The Different CBD Extracts You Need To Know About
- Full-Spectrum: This type has all of the compounds which are found naturally in the plant that extraction is done from. So aside from CBD you would also have flavonoids, terpenes, as well as alternative cannabinoids like THC. Full Spectrum CBD is usually extracted from different subspecies of marijuana, and may contain different amounts of THC, while hemp-derived CBD oil of this kind should legally contain only under 0.3 percent of THC. Full-spectrum CBD can be bought as oils, edibles, or tinctures, and not all manufacturers are open about the origin of the extracts.
- Broad-Spectrum: This type of CBD extract contains more compounds that are in the plant, such as terpenes for instance. All the THC is removed though. For this reason, broad-spectrum CBD products are much less likely to have THC than the full-spectrum kind. Broad-spectrum CBD is not as widely available, and when you do get it, chances are it’s in the form of an oil.
- CBD Isolate: This is pure CBD, and does not have any of the additional compounds found in the plant from which extraction is done. The isolate is generally taken from hemp plants, which means that there wouldn’t be any THC to be found in it. CBD isolates are sometimes found in stores are crystalline powder, or in the form of a solid slab which the consumer can break apart and eat. Other times, you also have it sold as oils or tinctures.
Drug Test Cut-Off Levels
Drug tests are meant to screen for THC, or else for THC-COOH, which is one of the main metabolites of THC. Federal workplace testing has established cut-off values meant to ensure that trace amounts of THC-COOH or THC don’t trigger a positive when testing. This means that it’s not necessary these compounds are not present in your system if you pass a test, only that the compounds are present under the cut-off value. Following are the different detection windows and cut-off values for different testing methods.
- Urine Testing: This is commonly done for cannabis, particularly in the workplace. The amount of THC-COOH present in urine should be at or above 50 nanograms per milliliter if the test is to come back as positive. For reference, one nanogram is roughly a billionth of a gram. The detection windows can change broadly based on the frequency of use and dose. Generally, THC metabolites can be detected in urine from 3 to 15 days after they have been ingested. If the testee’s cannabis use is frequent, that can mean longer detection windows of up to 30 days.
- Blood Testing: This is less common than a urine test, and just as unlikely to be conducted in the workplace. The reason is that THC found in the bloodstream is quickly eliminated. THC in plasma can only be detected for five hours, although THC metabolites can be found for up to seven days. Blood test results generally prove current impairment or the lack thereof, such as when driving. In states which have legalized cannabis, blood concentration from 1 to 5 ng/mL can be seen as impairment.
- Saliva Testing: This is not common these days, and also, there are no set cut-off limits that can be used to detect THC present in saliva. The Journal of Medical Toxicology has a number f 2017 recommendations published in it, which suggest the cut-off value must be kept at 4 ng/mL. The detection window for THC in oral fluids is roughly 72 hours, but the compound can be detected even afterward if use is chronic and high doses.

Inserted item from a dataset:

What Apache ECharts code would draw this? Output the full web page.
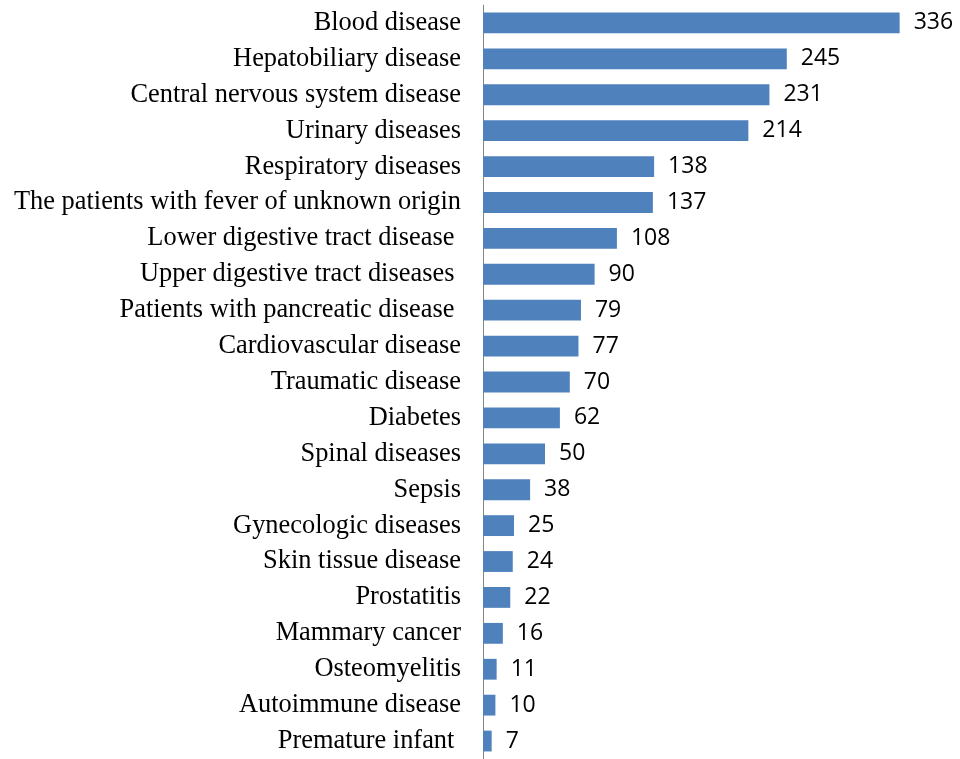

- Hair Testing: This too is uncommon these days, and just like with saliva testing, there are no set cut-off limits. In private industries, the cut-off includes 1 picogram per milligram. A pictogram is roughly a trillionth of a gram. The detection window extends to 90 days.
In order to ensure that a CBD product does not have THC in it, you need to read the product information carefully before buying, including whether it comes from marijuana or hemp. This should be easy information to find, or else you should probably start looking at other manufacturers.